In accordance with the present invention, golf ball 10 includes the plurality of hard particles 60 which are present in golf ball cover 20 such that the plurality of hard particles 60 occupies about 1% to about 50 % of the outer surface area 50 of cover 20, preferably about 10% to about 40% of outer surface 50 by volume is occupied by the plurality of hard particles 60 and more preferably about 20% by volume of outer surface 50 is occupied by the plurality of hard particles 60.

The amount of hard particles 60 on surface 50 can be varied as a percentage of the area on surface 50. For example, a standard golf ball has a diameter of about 1.68 inches and a surface area of approximately 8.86 sq. inch (S=πD²). Thus, in accordance with the present invention, when the plurality of diamond particles 60 comprises about 10% of surface 50 then approximately about 0.886 sq inch of surface 50 would be covered and when the plurality of diamond particles 60 comprises about 40% of surface 50 then approximately about 3.54 sq inch would be covered.

While preferred embodiments have been shown and described, various modifications and substitutions may be made hereto without departing from the spirit and scope of the present invention.
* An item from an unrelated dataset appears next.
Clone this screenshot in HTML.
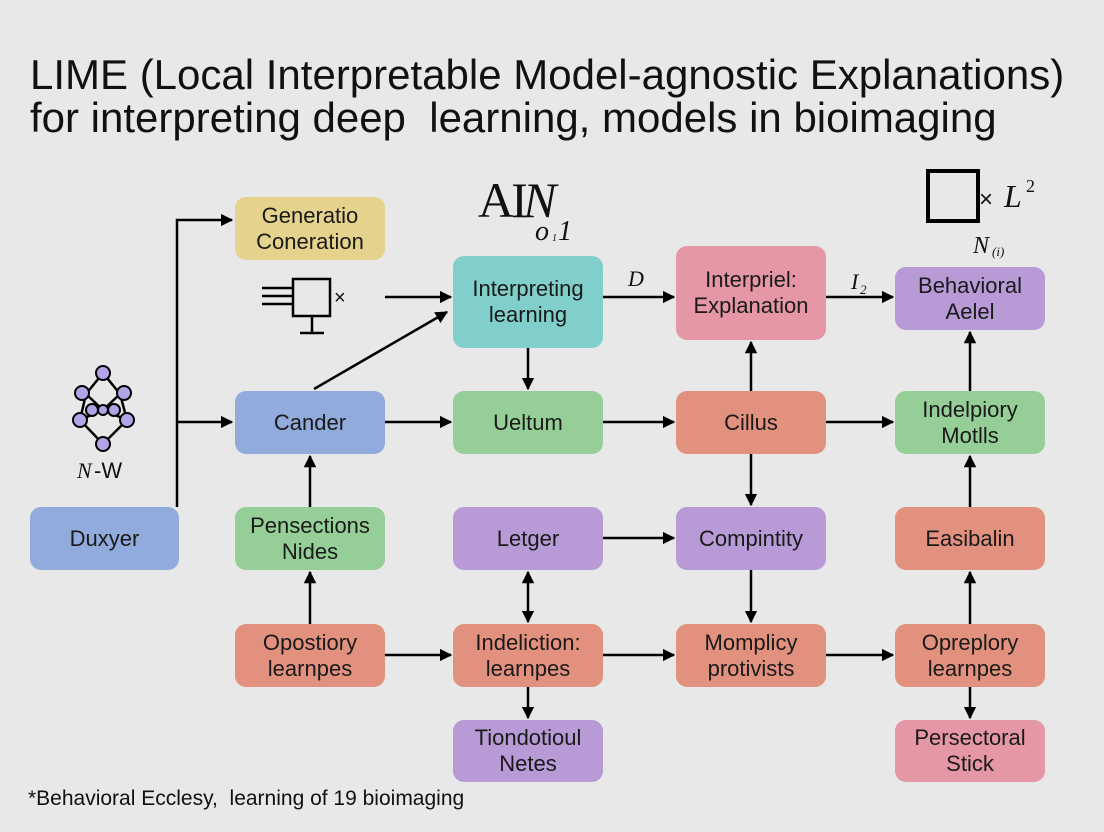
<!DOCTYPE html>
<html><head><meta charset="utf-8"><style>
body{margin:0;width:1104px;height:832px;background:#e8e8e8;font-family:"Liberation Sans",sans-serif;position:relative;overflow:hidden}
.t{position:absolute;left:30px;font-size:42px;color:#111;white-space:nowrap}
.b{position:absolute;border-radius:11px;display:flex;align-items:center;justify-content:center;text-align:center;font-size:22px;line-height:26px;color:#1a1a1a}
.y{background:#e5d28c}.tl{background:#80cfcb}.p{background:#e597a5}.v{background:#b79ad6}.bl{background:#90abdc}.g{background:#95cf97}.s{background:#e3917f}
svg{position:absolute;left:0;top:0}
</style></head><body>
<div class="t" style="top:51px">LIME (Local Interpretable Model-agnostic Explanations)</div>
<div class="t" style="top:94px">for interpreting deep &nbsp;learning, models in bioimaging</div>

<div class="b y" style="left:235px;top:197px;width:150px;height:63px">Generatio<br>Coneration</div>
<div class="b tl" style="left:453px;top:256px;width:150px;height:92px">Interpreting<br>learning</div>
<div class="b p" style="left:676px;top:246px;width:150px;height:94px">Interpriel:<br>Explanation</div>
<div class="b v" style="left:895px;top:267px;width:150px;height:63px">Behavioral<br>Aelel</div>

<div class="b bl" style="left:235px;top:391px;width:150px;height:63px">Cander</div>
<div class="b g" style="left:453px;top:391px;width:150px;height:63px">Ueltum</div>
<div class="b s" style="left:676px;top:391px;width:150px;height:63px">Cillus</div>
<div class="b g" style="left:895px;top:391px;width:150px;height:63px">Indelpiory<br>Motlls</div>

<div class="b bl" style="left:30px;top:507px;width:149px;height:63px">Duxyer</div>
<div class="b g" style="left:235px;top:507px;width:150px;height:63px">Pensections<br>Nides</div>
<div class="b v" style="left:453px;top:507px;width:150px;height:63px">Letger</div>
<div class="b v" style="left:676px;top:507px;width:150px;height:63px">Compintity</div>
<div class="b s" style="left:895px;top:507px;width:150px;height:63px">Easibalin</div>

<div class="b s" style="left:235px;top:624px;width:150px;height:63px">Opostiory<br>learnpes</div>
<div class="b s" style="left:453px;top:624px;width:150px;height:63px">Indeliction:<br>learnpes</div>
<div class="b s" style="left:676px;top:624px;width:150px;height:63px">Momplicy<br>protivists</div>
<div class="b s" style="left:895px;top:624px;width:150px;height:63px">Opreplory<br>learnpes</div>

<div class="b v" style="left:453px;top:720px;width:150px;height:62px">Tiondotioul<br>Netes</div>
<div class="b p" style="left:895px;top:720px;width:150px;height:62px">Persectoral<br>Stick</div>

<div style="position:absolute;left:28px;top:787px;font-size:21px;color:#111">*Behavioral Ecclesy, &nbsp;learning of 19 bioimaging</div>

<svg width="1104" height="832" viewBox="0 0 1104 832">
<defs><marker id="a" viewBox="0 0 10 10" refX="9" refY="5" markerWidth="5" markerHeight="5" orient="auto-start-reverse"><path d="M0,0L10,5L0,10z" fill="#000"/></marker></defs>
<g stroke="#000" stroke-width="2.5" fill="none">
<path d="M177,507V220H232" marker-end="url(#a)"/>
<path d="M177,422H232" marker-end="url(#a)"/>
<path d="M385,297H451" marker-end="url(#a)"/>
<path d="M314,389L447,312" marker-end="url(#a)"/>
<path d="M528,348V389" marker-end="url(#a)"/>
<path d="M385,422H451" marker-end="url(#a)"/>
<path d="M603,422H674" marker-end="url(#a)"/>
<path d="M826,422H893" marker-end="url(#a)"/>
<path d="M603,297H674" marker-end="url(#a)"/>
<path d="M826,297H893" marker-end="url(#a)"/>
<path d="M751,391V342" marker-end="url(#a)"/>
<path d="M751,454V505" marker-end="url(#a)"/>
<path d="M751,570V622" marker-end="url(#a)"/>
<path d="M603,538H674" marker-end="url(#a)"/>
<path d="M528,572V622" marker-start="url(#a)" marker-end="url(#a)"/>
<path d="M310,507V456" marker-end="url(#a)"/>
<path d="M310,624V572" marker-end="url(#a)"/>
<path d="M385,655H451" marker-end="url(#a)"/>
<path d="M603,655H674" marker-end="url(#a)"/>
<path d="M826,655H893" marker-end="url(#a)"/>
<path d="M528,687V718" marker-end="url(#a)"/>
<path d="M970,624V572" marker-end="url(#a)"/>
<path d="M970,507V456" marker-end="url(#a)"/>
<path d="M970,391V332" marker-end="url(#a)"/>
<path d="M970,687V718" marker-end="url(#a)"/>
<rect x="293" y="279" width="37" height="37"/>
<path d="M262,288H293M262,296H293M262,304H293M312,316V333M300,333H324"/>
<rect x="928" y="171" width="50" height="50" stroke-width="4"/>
<path d="M103,373L86,394L80,420L103,444L127,420L120,394Z M86,394L103,410L120,394 M80,420L103,410L127,420"/>
</g>
<g fill="#b3a4e8" stroke="#000" stroke-width="2">
<circle cx="103" cy="373" r="7"/><circle cx="82" cy="393" r="7"/><circle cx="124" cy="393" r="7"/>
<circle cx="80" cy="420" r="7"/><circle cx="127" cy="420" r="7"/><circle cx="92" cy="410" r="6"/><circle cx="114" cy="410" r="6"/><circle cx="103" cy="410" r="5"/>
<circle cx="103" cy="444" r="7"/>
</g>
<g font-family="Liberation Serif,serif" font-style="italic" fill="#111">
<text x="77" y="478" font-size="22">N</text><text x="94" y="478" font-size="22" font-style="normal" font-family="Liberation Sans,sans-serif">-W</text>
<text x="478" y="217" font-size="50" font-style="normal" letter-spacing="-3">AI</text><text x="523" y="217" font-size="50">N</text>
<text x="535" y="240" font-size="28">o</text><text x="552" y="241" font-size="10">1</text><text x="558" y="240" font-size="28">1</text>
<text x="628" y="286" font-size="22">D</text>
<text x="851" y="289" font-size="22">I</text><text x="860" y="294" font-size="13">2</text>
<text x="1004" y="207" font-size="32">L</text><text x="1026" y="192" font-size="18" font-style="normal">2</text>
<text x="973" y="253" font-size="24">N</text><text x="992" y="256" font-size="13">(i)</text>
</g>
<text x="334" y="304" font-size="20" fill="#111" font-family="Liberation Sans">×</text>
<text x="979" y="207" font-size="24" fill="#111" font-family="Liberation Sans">×</text>
</svg>
</body></html>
Accordingly, it is to be understood that the present invention has been described by way of illustrations and not limitation.

Claims

What is claimed is:

1. A golf ball, comprising:

a core;

an outer cover surrounding the core, the outer cover having an outer surface; and

a plurality of hard particles disposed within the outer surface of the outer cover such that at least a portion of the plurality of hard particles protrudes above the outer surface of the outer cover.
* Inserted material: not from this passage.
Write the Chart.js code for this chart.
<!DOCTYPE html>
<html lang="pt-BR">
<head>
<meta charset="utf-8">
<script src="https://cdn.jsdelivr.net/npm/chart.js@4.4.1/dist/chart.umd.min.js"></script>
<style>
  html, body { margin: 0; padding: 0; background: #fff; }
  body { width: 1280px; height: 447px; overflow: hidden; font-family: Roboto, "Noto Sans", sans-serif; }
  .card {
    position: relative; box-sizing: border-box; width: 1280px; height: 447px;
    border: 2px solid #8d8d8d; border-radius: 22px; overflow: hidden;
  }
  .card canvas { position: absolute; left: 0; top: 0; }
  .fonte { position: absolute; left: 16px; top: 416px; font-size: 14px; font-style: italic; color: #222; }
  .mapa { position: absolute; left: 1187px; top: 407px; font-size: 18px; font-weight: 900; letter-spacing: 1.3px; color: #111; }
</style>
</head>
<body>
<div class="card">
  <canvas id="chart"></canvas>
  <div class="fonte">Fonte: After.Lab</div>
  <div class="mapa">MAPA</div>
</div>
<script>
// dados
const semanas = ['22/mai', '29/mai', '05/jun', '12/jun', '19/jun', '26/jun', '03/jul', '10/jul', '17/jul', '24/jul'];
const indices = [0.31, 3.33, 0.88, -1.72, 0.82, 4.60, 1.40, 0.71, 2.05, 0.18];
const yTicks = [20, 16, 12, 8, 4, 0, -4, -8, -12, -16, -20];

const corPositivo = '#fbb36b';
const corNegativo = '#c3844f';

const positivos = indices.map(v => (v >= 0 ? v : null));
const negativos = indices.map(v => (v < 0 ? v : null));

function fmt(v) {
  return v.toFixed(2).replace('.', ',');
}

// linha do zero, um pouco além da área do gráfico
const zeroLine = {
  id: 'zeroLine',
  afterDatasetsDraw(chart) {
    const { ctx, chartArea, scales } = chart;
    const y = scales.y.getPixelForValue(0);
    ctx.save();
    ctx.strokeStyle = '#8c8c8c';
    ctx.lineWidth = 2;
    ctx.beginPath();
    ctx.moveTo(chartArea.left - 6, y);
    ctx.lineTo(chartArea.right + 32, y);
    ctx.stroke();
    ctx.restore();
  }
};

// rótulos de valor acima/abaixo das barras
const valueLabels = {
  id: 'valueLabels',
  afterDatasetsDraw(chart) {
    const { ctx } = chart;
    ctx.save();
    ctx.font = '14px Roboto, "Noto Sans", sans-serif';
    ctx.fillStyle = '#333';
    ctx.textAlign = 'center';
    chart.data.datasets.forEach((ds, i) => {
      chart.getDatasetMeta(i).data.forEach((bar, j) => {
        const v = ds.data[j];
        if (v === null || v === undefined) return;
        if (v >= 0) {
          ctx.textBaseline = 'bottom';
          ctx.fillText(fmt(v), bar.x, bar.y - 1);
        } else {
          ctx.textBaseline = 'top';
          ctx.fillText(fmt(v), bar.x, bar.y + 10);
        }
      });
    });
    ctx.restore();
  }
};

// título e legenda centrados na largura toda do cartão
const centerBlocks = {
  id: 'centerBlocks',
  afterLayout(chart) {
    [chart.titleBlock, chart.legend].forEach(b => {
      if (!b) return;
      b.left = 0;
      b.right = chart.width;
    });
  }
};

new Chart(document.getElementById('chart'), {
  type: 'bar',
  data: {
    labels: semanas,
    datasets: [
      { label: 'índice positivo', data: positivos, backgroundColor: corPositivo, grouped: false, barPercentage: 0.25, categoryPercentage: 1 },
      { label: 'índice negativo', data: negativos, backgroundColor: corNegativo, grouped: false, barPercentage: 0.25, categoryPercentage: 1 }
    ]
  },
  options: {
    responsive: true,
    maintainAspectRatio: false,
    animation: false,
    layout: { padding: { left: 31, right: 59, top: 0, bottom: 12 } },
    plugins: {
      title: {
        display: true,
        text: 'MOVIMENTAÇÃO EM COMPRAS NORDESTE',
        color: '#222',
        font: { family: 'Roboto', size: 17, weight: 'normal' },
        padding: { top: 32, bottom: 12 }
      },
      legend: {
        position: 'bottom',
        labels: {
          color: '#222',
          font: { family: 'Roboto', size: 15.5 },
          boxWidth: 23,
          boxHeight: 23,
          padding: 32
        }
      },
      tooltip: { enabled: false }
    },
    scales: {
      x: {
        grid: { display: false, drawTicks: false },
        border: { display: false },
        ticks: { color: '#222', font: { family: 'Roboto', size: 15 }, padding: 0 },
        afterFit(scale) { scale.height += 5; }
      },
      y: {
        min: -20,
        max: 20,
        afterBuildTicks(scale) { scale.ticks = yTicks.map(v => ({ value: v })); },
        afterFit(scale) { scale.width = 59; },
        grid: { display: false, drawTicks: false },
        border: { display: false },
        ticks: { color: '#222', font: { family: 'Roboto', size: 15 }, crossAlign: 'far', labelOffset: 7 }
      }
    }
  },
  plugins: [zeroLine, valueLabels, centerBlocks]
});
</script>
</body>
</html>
2. The golf ball of claim 1, wherein the outer cover comprises a material selected from the group consisting of natural resins and synthetic resins.
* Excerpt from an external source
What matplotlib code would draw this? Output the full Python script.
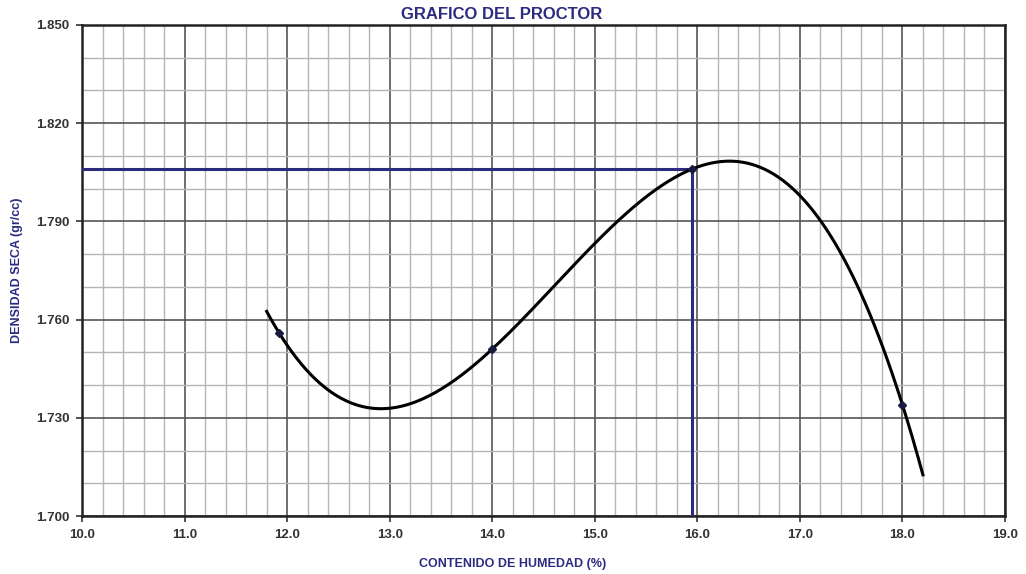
import matplotlib
matplotlib.use("Agg")
import matplotlib.pyplot as plt
import numpy as np
from matplotlib.ticker import FixedLocator, MultipleLocator, FormatStrFormatter

plt.rcParams['font.family'] = ['Liberation Sans', 'DejaVu Sans']

# ensayo proctor: humedad (%) y densidad seca (gr/cc)
humedad = [11.92, 14.0, 15.95, 18.0]
densidad = [1.756, 1.751, 1.806, 1.734]
curva_desde = 11.8
curva_hasta = 18.2
humedad_optima = 15.95
densidad_maxima = 1.806
y_ticks = [1.700, 1.730, 1.760, 1.790, 1.820, 1.850]
y_minor = [1.700 + 0.010 * i for i in range(16)]

navy = '#2b2b80'

fig = plt.figure(figsize=(10.26, 5.74), dpi=100)
ax = fig.add_axes([0.080, 0.101, 0.8995, 0.8555])

coef = np.polyfit(humedad, densidad, 3)
xs = np.linspace(curva_desde, curva_hasta, 300)
ax.plot(xs, np.polyval(coef, xs), color='black', lw=2.2, zorder=4)
ax.plot(humedad, densidad, ls='none', marker='D', ms=4, color='#1a1a40', zorder=5)

# lineas de optimo
ax.plot([10.0, humedad_optima], [densidad_maxima, densidad_maxima], color=navy, lw=2.2, zorder=3)
ax.plot([humedad_optima, humedad_optima], [1.700, densidad_maxima], color=navy, lw=2.2, zorder=3)

ax.set_xlim(10.0, 19.0)
ax.set_ylim(1.700, 1.850)
ax.xaxis.set_major_locator(MultipleLocator(1.0))
ax.xaxis.set_minor_locator(MultipleLocator(0.2))
ax.yaxis.set_major_locator(FixedLocator(y_ticks))
ax.yaxis.set_minor_locator(FixedLocator(y_minor))
ax.xaxis.set_major_formatter(FormatStrFormatter('%.1f'))
ax.yaxis.set_major_formatter(FormatStrFormatter('%.3f'))

ax.grid(which='major', color='#555555', lw=1.2, zorder=1)
ax.grid(which='minor', color='#b5b5b5', lw=1.0, zorder=0)
ax.set_axisbelow(True)
for s in ax.spines.values():
    s.set_linewidth(1.8)
    s.set_color('#222222')

ax.tick_params(which='major', length=4, width=1.2, labelsize=9.5, colors='#333333', pad=5)
ax.tick_params(which='minor', length=0)
for lbl in ax.get_xticklabels() + ax.get_yticklabels():
    lbl.set_fontweight('bold')

ax.set_title('GRAFICO DEL PROCTOR', fontsize=12, fontweight='bold', color=navy,
             x=0.455, y=1.0, pad=4)
ax.set_xlabel('CONTENIDO DE HUMEDAD (%)', fontsize=9, fontweight='bold', color=navy)
ax.xaxis.set_label_coords(0.466, -0.085)
ax.set_ylabel('DENSIDAD SECA (gr/cc)', fontsize=9, fontweight='bold', color=navy)
ax.yaxis.set_label_coords(-0.064, 0.5)

fig.savefig('out.png', dpi=100)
3. The golf ball of claim 1, wherein the outer cover comprises ethylene-methacrylic acid based ionomers.

4. The golf ball of claim 1, wherein the plurality of hard particles is selected from the group consisting of boron compounds; alumina compounds; partially stabilized zirconia; carbides, including tungsten carbide, chrome carbide, vanadium carbide, boron carbide, complex carbides, silicon carbide; ceramics; beryllium compounds; diamond particles and other naturally occurring minerals.

5. The golf ball of claim 1, wherein the plurality of hard particles comprises diamond particles.

6. The golf ball of claim 5, wherein the plurality of diamond particles have a particle size from about 1 micron to about 40 micron.

7. The golf ball of claim 5, wherein the plurality of diamond particles has a particle size of about 20 micron.

8. The golf ball of claim 1, wherein the plurality of hard particles comprises approximately about 1% to about 50% of a surface area of the outer cover.

9. The golf ball of claim 1, wherein the plurality of hard particles occupies about 10% to about 40% of a total surface area of the outer surface.

10. The golf ball of claim 1, wherein the outer cover including the plurality of hard particles is formed by a compression molding process or by an injection molding process.

11. A golf ball, comprising:

a core;

an outer cover disposed about the core, the outer cover having an outer surface area; and

a plurality of diamond particles disposed within the outer cover, wherein at least a portion of the diamond particles protrudes from the outer surface area of the outer cover, wherein the diamond particles occupy from about 10% to about 40% of the total outer surface area.

12. The golf ball of claim 11, wherein the outer cover comprises a material selected from the group consisting of natural resins and synthetic resins.

13. A golf ball, comprising:

a core;

an outer cover surrounding the core; and

a plurality of diamond particles disposed within the outer cover.

14. The golf ball according to claim 13, wherein at least a portion of the plurality of diamond particles protrude above an outer surface of the outer cover.

15. The golf ball according to claim 13, wherein the outer cover comprises a material selected from the group consisting of natural resins and synthetic resins.

16. The golf ball according to claim 13, wherein the plurality of diamond particles comprises approximately about 1% to about 50% of a surface area of the outer cover.